Please give the entries again in full and exactly, without any picture.
-=-=-=-=-
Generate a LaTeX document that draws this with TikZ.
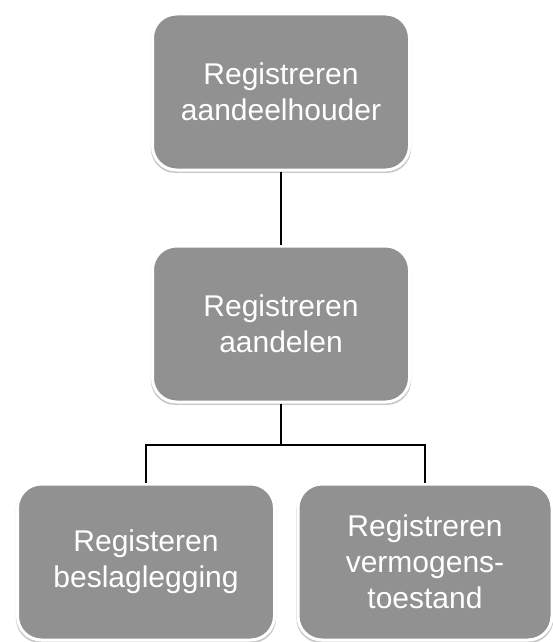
\documentclass[tikz,border=0pt]{standalone}
\usepackage{fontspec}
\setmainfont{Liberation Sans}
\usetikzlibrary{shadows}
\tikzset{
	blok/.style={draw=white, line width=3pt, fill=black!43, rounded corners=24pt,
		minimum width=257pt, minimum height=156pt, align=center, text=white,
		font=\fontsize{30}{36}\selectfont,
		general shadow={fill=black!22, shadow scale=1.012, shadow yshift=-2pt}},
	lijn/.style={line width=1.2pt}
}
\begin{document}
\begin{tikzpicture}[x=1pt, y=-1pt]
	\useasboundingbox (0, 0) rectangle (553, 642);
	\node[blok]		(0)	at (281, 92)	{Registreren\\aandeelhouder};
	\node[blok]		(1)	at (281, 324)	{Registreren\\aandelen};
	\node[blok]		(2)	at (146, 562)	{Registeren\\beslaglegging};
	\node[blok, minimum width=254pt]	(3)	at (425, 562)	{Registreren\\vermogens-\\toestand};
	\coordinate		(split) at (281, 445);
	\draw[lijn] (0) -- (1);
	\draw[lijn] (1) -- (split) -| (2);
	\draw[lijn] (split) -| (3);
\end{tikzpicture}
\end{document}
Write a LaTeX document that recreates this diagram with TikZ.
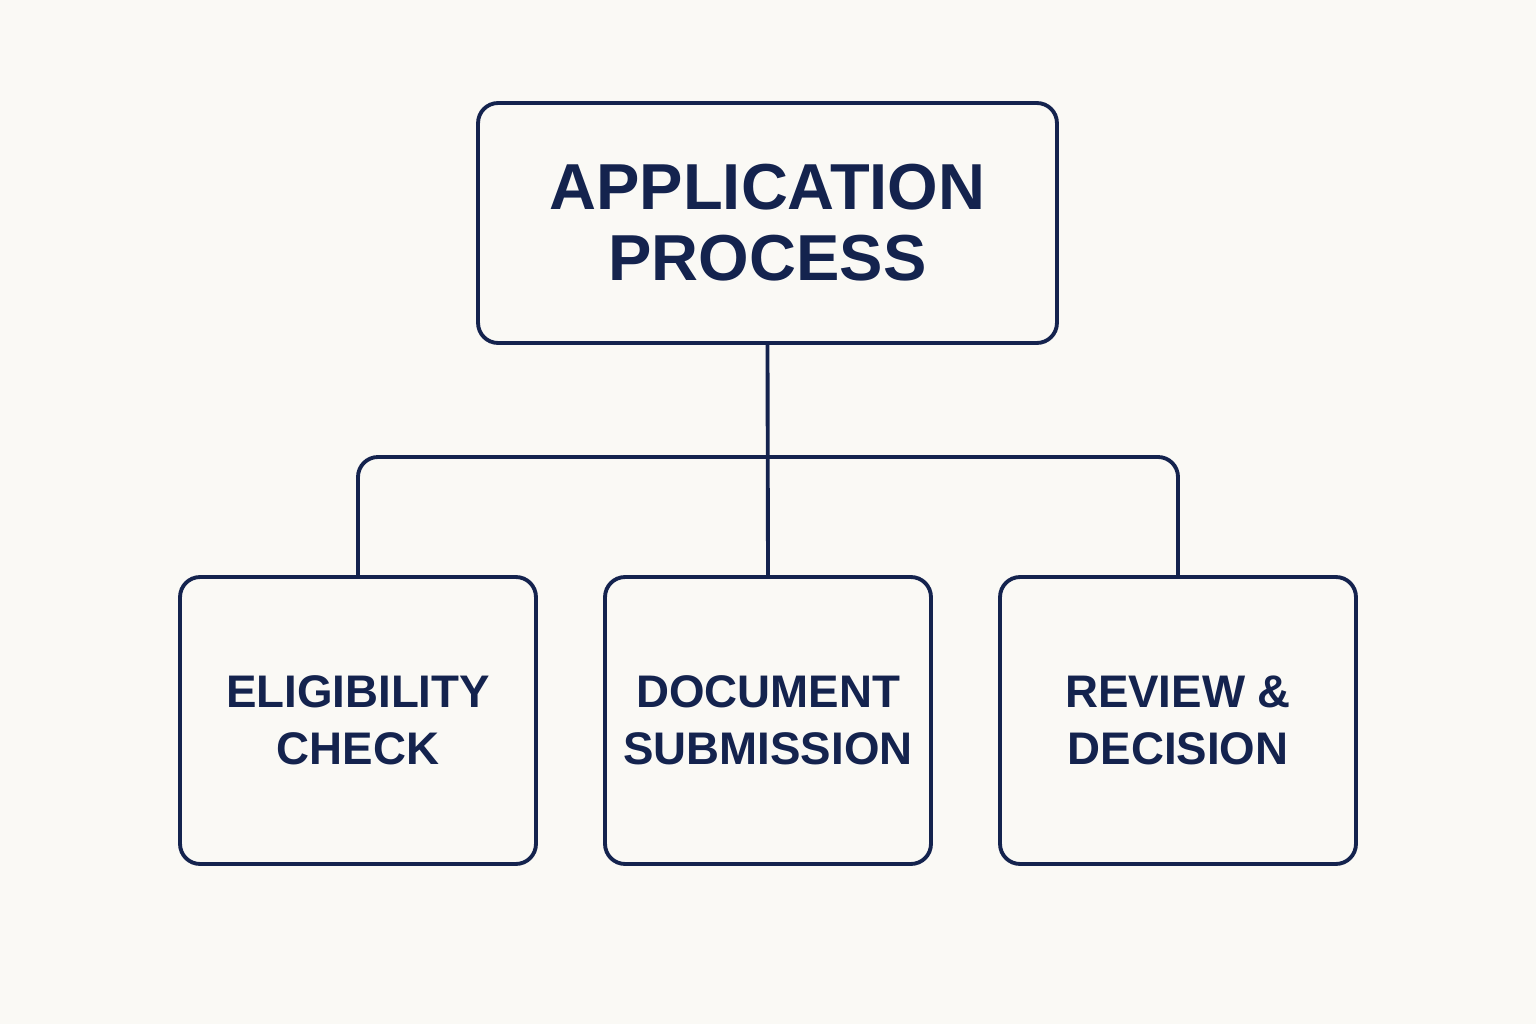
-=-=-=-=-
Result of the exercise>
Generate a LaTeX document that draws this with TikZ.
\documentclass[tikz,border=0pt]{standalone}
\usepackage{fontspec}
\setmainfont{Liberation Sans}
\usetikzlibrary{shadows}
\tikzset{
	blok/.style={draw=white, line width=3pt, fill=black!43, rounded corners=24pt,
		minimum width=257pt, minimum height=156pt, align=center, text=white,
		font=\fontsize{30}{36}\selectfont,
		general shadow={fill=black!22, shadow scale=1.012, shadow yshift=-2pt}},
	lijn/.style={line width=1.2pt}
}
\begin{document}
\begin{tikzpicture}[x=1pt, y=-1pt]
	\useasboundingbox (0, 0) rectangle (553, 642);
	\node[blok]		(0)	at (281, 92)	{Registreren\\aandeelhouder};
	\node[blok]		(1)	at (281, 324)	{Registreren\\aandelen};
	\node[blok]		(2)	at (146, 562)	{Registeren\\beslaglegging};
	\node[blok, minimum width=254pt]	(3)	at (425, 562)	{Registreren\\vermogens-\\toestand};
	\coordinate		(split) at (281, 445);
	\draw[lijn] (0) -- (1);
	\draw[lijn] (1) -- (split) -| (2);
	\draw[lijn] (split) -| (3);
\end{tikzpicture}
\end{document}
Write a LaTeX document that recreates this diagram with TikZ.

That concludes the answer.